若いころ名画座(今や絶滅危惧種!)でよく観たイングリッド・バーグマン、その生涯を本人が撮った16ミリフィルム、残した手紙、日記をもとに彼女の4人の子供たちが母を語るドキュメンタリー映画。今でいう不倫事件でずいぶん非難された時期もあったが、3度結婚し、できた4人の子供たちが皆母親を慕い懐かしく語っている。
彼女自身が映像を撮ることが好きでたくさんのホームムービーを残していたので、最近よくテレビで観られる陳腐な再現ドラマとは別物の貴重なプライベートフィルムで彼女の人生を辿ることができて興味深かかった。
同時代のハリウッド映画の女優のなかでは、肉感的な雰囲気はなく理知的な美しさとたくましくかわいらしさも備えた、私の好きな女優の一人だった。それらはプライベートな生き方にも通じるものだった気がする。

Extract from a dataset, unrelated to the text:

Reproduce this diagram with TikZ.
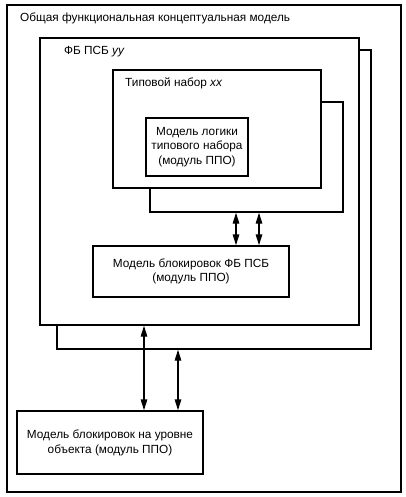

亡くなったのが67歳だったそうでいかにも早い。物持ちのいい人だったらしく、たびたびの引っ越しにも関わらずフィルム、日記、手紙など多くのものも捨てずに残していたとのこと。そのことが今回の記録映画に繋がったのだから捨てないことにも大いに価値がある。
しかし残して価値のあるものならいいが、膨大なガラクタが捨てられない私は真剣にその処分を考えなくてはと頭が痛くなるのだった。